端的に言えばはにかむの意味は「恥ずかしがる」だが、もっと幅広い意味やニュアンスを理解すると、使いこなせるシーンが増えるぞ。
今回は難関私大の文学部を卒業し、表現技法にも造詣が深い十木陽来を呼んだ。一緒に「はにかむ」の意味や例文、類語などを見ていくぞ。

解説/桜木建二
「ドラゴン桜」主人公の桜木建二。物語内では落ちこぼれ高校・龍山高校を進学校に立て直した手腕を持つ。学生から社会人まで幅広く、学びのナビゲート役を務める。

ライター/十木陽来
難関私大の文学部卒ライター。現代文芸の表現技法を学びながら趣味で小説を書いたりもしてきた。今回は表情を表す言葉の一つである「はにかむ」の意味をわかりやすく丁寧に解説していく。
「はにかむ」の意味や語源・使い方まとめ

皆さんは「はにかむ」の正しい意味をご存じでしょうか。もしかしたら誤った解釈で使用しているかもしれません。
早速「はにかむ」の意味や語源・使い方を見ていきましょう。
「はにかむ」の意味は?
「はにかむ」には、次のような意味があります。
[動マ五(四)]恥ずかしがる。恥ずかしそうな表情をする。
出典:デジタル大辞泉(小学館)「はにかむ」
「微笑む」と同じような意味で使われていることがありますが、辞書的な意味では「恥ずかしがる」が正しい意味です。

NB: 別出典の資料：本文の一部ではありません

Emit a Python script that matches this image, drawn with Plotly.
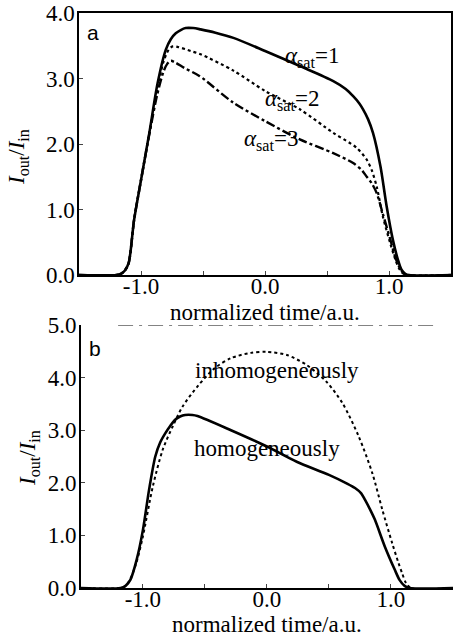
import plotly.graph_objects as go

# ---- panel a data ----
xa1 = [-1.5, -1.2, -1.16, -1.13, -1.1, -1.056, -1.0, -0.933, -0.866, -0.8, -0.76, -0.72, -0.68, -0.64, -0.58, -0.52, -0.4, -0.255, 0.0, 0.28, 0.55, 0.65, 0.71, 0.76, 0.79, 0.83, 0.87, 0.93, 0.98, 1.03, 1.07, 1.1, 1.13, 1.16, 1.5]
ya1 = [0.0, 0.0, 0.02, 0.07, 0.18, 0.84, 1.45, 2.17, 2.93, 3.44, 3.6, 3.69, 3.74, 3.77, 3.77, 3.75, 3.7, 3.62, 3.42, 3.19, 2.96, 2.84, 2.73, 2.62, 2.53, 2.38, 2.17, 1.66, 1.05, 0.54, 0.24, 0.08, 0.02, 0.0, 0.0]

xa2 = [-1.5, -1.2, -1.16, -1.13, -1.1, -1.056, -1.0, -0.933, -0.866, -0.82, -0.78, -0.745, -0.7, -0.6, -0.52, -0.255, 0.0, 0.28, 0.55, 0.68, 0.74, 0.82, 0.86, 0.9, 0.95, 1.01, 1.05, 1.08, 1.11, 1.14, 1.5]
ya2 = [0.0, 0.0, 0.02, 0.07, 0.18, 0.84, 1.45, 2.17, 2.85, 3.25, 3.43, 3.49, 3.48, 3.42, 3.37, 3.12, 2.81, 2.53, 2.17, 2.02, 1.94, 1.76, 1.6, 1.35, 0.89, 0.48, 0.24, 0.1, 0.03, 0.0, 0.0]

xa3 = [-1.5, -1.2, -1.16, -1.13, -1.1, -1.056, -1.0, -0.933, -0.87, -0.82, -0.79, -0.76, -0.72, -0.65, -0.53, -0.255, 0.0, 0.28, 0.55, 0.71, 0.78, 0.82, 0.86, 0.9, 0.95, 1.01, 1.05, 1.08, 1.11, 1.14, 1.5]
ya3 = [0.0, 0.0, 0.02, 0.07, 0.18, 0.84, 1.45, 2.15, 2.75, 3.1, 3.22, 3.27, 3.24, 3.16, 3.04, 2.63, 2.35, 2.07, 1.86, 1.71, 1.6, 1.5, 1.4, 1.25, 0.93, 0.54, 0.27, 0.13, 0.04, 0.0, 0.0]

# ---- panel b data ----
xb_hom = [-1.5, -1.18, -1.14, -1.1, -1.05, -1.0, -0.95, -0.9, -0.86, -0.82, -0.78, -0.74, -0.7, -0.66, -0.6, -0.56, -0.29, 0.0, 0.24, 0.5, 0.65, 0.71, 0.76, 0.79, 0.83, 0.87, 0.95, 1.03, 1.07, 1.11, 1.15, 1.5]
yb_hom = [0.0, 0.0, 0.04, 0.16, 0.54, 1.1, 1.87, 2.5, 2.77, 2.94, 3.08, 3.2, 3.26, 3.29, 3.29, 3.27, 3.0, 2.69, 2.4, 2.15, 1.98, 1.9, 1.8, 1.68, 1.5, 1.3, 0.79, 0.35, 0.15, 0.04, 0.0, 0.0]

xb_inh = [-1.5, -1.18, -1.14, -1.1, -1.05, -1.0, -0.92, -0.84, -0.76, -0.68, -0.55, -0.42, -0.29, -0.13, 0.0, 0.16, 0.32, 0.48, 0.61, 0.74, 0.85, 0.93, 1.01, 1.06, 1.09, 1.12, 1.16, 1.5]
yb_inh = [0.0, 0.0, 0.04, 0.18, 0.5, 0.98, 1.93, 2.63, 3.07, 3.45, 3.86, 4.18, 4.37, 4.47, 4.49, 4.43, 4.24, 3.92, 3.51, 2.88, 2.18, 1.49, 0.85, 0.48, 0.28, 0.1, 0.0, 0.0]

xtick_vals = [-1.0, 0.0, 1.0]
xtick_text = ["-1.0", "0.0", "1.0"]
ytick_a = [0, 1, 2, 3, 4]
ytick_a_text = ["0.0", "1.0", "2.0", "3.0", "4.0"]
ytick_b = [0, 1, 2, 3, 4, 5]
ytick_b_text = ["0.0", "1.0", "2.0", "3.0", "4.0", "5.0"]

SERIF = "Liberation Serif"
FS = 23
fig = go.Figure()

spl = dict(shape="spline", smoothing=0.8)
fig.add_trace(go.Scatter(x=xa1, y=ya1, mode="lines", line=dict(color="black", width=2.6, **spl), xaxis="x", yaxis="y"))
fig.add_trace(go.Scatter(x=xa2, y=ya2, mode="lines", line=dict(color="black", width=2.2, dash="dot", **spl), xaxis="x", yaxis="y"))
fig.add_trace(go.Scatter(x=xa3, y=ya3, mode="lines", line=dict(color="black", width=2.4, dash="dashdot", **spl), xaxis="x", yaxis="y"))
fig.add_trace(go.Scatter(x=xb_hom, y=yb_hom, mode="lines", line=dict(color="black", width=2.6, **spl), xaxis="x2", yaxis="y2"))
fig.add_trace(go.Scatter(x=xb_inh, y=yb_inh, mode="lines", line=dict(color="black", width=2.0, dash="dot", **spl), xaxis="x2", yaxis="y2"))

ytitle = "<i>I</i><sub>out</sub>/<i>I</i><sub>in</sub>"
xtitle = "normalized time/a.u."

common_x = dict(range=[-1.5, 1.5], tickvals=xtick_vals, ticktext=xtick_text, ticks="inside", ticklen=4,
                minor=dict(tickmode="linear", tick0=-1.5, dtick=0.5, ticks="inside", ticklen=4, showgrid=False),
                showline=True, linecolor="black", linewidth=1.5, showgrid=False, zeroline=False,
                ticklabelstandoff=-10,
                tickfont=dict(family=SERIF, size=FS, color="black"))
common_y = dict(ticks="inside", ticklen=4, showline=True, linecolor="black", linewidth=1.5, showgrid=False,
                zeroline=False, tickfont=dict(family=SERIF, size=FS, color="black"),
                ticklabelstandoff=-2)

fig.update_layout(
    width=453, height=637,
    margin=dict(l=79, r=0, t=13, b=49),
    paper_bgcolor="white", plot_bgcolor="white",
    showlegend=False,
    xaxis=dict(**common_x, domain=[0, 0.995], anchor="y", mirror=True),
    yaxis=dict(**common_y, domain=[0.5443, 1.0], range=[0, 4], tickvals=ytick_a, ticktext=ytick_a_text, anchor="x", mirror=True),
    xaxis2=dict(**common_x, domain=[0.005, 1.0], anchor="y2"),
    yaxis2=dict(**common_y, domain=[0, 0.4574], range=[0, 5], tickvals=ytick_b, ticktext=ytick_b_text, anchor="x2"),
)

# dashed top border of panel b
fig.add_shape(type="line", xref="x2", yref="y2", x0=-1.2, x1=1.35, y0=5, y1=5,
              line=dict(color="black", width=1, dash="longdashdot"))

ann_font = dict(family=SERIF, size=FS, color="black")
anns = [
    dict(x=-1.387, y=3.71, xref="x", yref="y", text="a", font=dict(family="Liberation Sans", size=21, color="black")),
    dict(x=0.145, y=3.33, xref="x", yref="y", text="<i>α</i><sub>sat</sub>=1", xanchor="left", font=ann_font),
    dict(x=-0.016, y=2.67, xref="x", yref="y", text="<i>α</i><sub>sat</sub>=2", xanchor="left", font=ann_font),
    dict(x=-0.185, y=2.06, xref="x", yref="y", text="<i>α</i><sub>sat</sub>=3", xanchor="left", font=ann_font),
    dict(x=-1.387, y=4.56, xref="x2", yref="y2", text="b", font=dict(family="Liberation Sans", size=21, color="black")),
    dict(x=0.08, y=4.14, xref="x2", yref="y2", text="inhomogeneously", font=ann_font),
    dict(x=0.0, y=2.66, xref="x2", yref="y2", text="homogeneously", font=ann_font),
    # axis titles
    dict(x=0.498, y=(588 - 312) / 575, xref="paper", yref="paper", text=xtitle, font=ann_font, xanchor="center", yanchor="middle"),
    dict(x=0.503, y=(588 - 624) / 575, xref="paper", yref="paper", text=xtitle, font=ann_font, xanchor="center", yanchor="middle"),
    dict(x=(18 - 79) / 374, y=(588 - 157) / 575, xref="paper", yref="paper", text=ytitle, font=ann_font, textangle=-90, xanchor="center", yanchor="middle"),
    dict(x=(29 - 79) / 374, y=(588 - 458) / 575, xref="paper", yref="paper", text=ytitle, font=ann_font, textangle=-90, xanchor="center", yanchor="middle"),
]
for a in anns:
    a["showarrow"] = False
    fig.add_annotation(**a)

fig.write_html("out.html")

恥ずかしがって照れる際に微笑んだり薄笑いを浮かべたりすることが多いため、辞書とは異なるニュアンスが広まったものと思われます。
また「はにかむ」は感情を表現する言葉ですが、内面よりも表情を表すことが一般的です。誰かがはにかんでいる場合、周りの人から見てもはにかんでいることがわかります。仮に「心の中ではにかむ」と書いた場合、かなり詩的な表現になるでしょう。
「はにかむ」の語源は?
次に「はにかむ」の語源を確認しておきましょう。「はにかむ」の「は」は「歯」のことであり、元々「歯が不揃いにはえていること」を指す言葉でした。それが転じて「歯をむき出す」の意味となり、更に歯をむき出しにしている表情が照れくさそうに笑っているように見えるため、現在の「恥ずかしがる」の意味となりました。
語源を考えると「歯にかむ」や「歯に噛む」と書いてしまいそうになりますが、実際に漢字で書く場合は「含羞む」となります。「羞恥心」の「羞」が用いられていることからわかる通り、これは「恥ずかしがる」という意味で使われるようになってから生まれた当て字です。一般的に使われる書き方ではありませんが、知っておけば雑学として自慢できるかもしれませんね。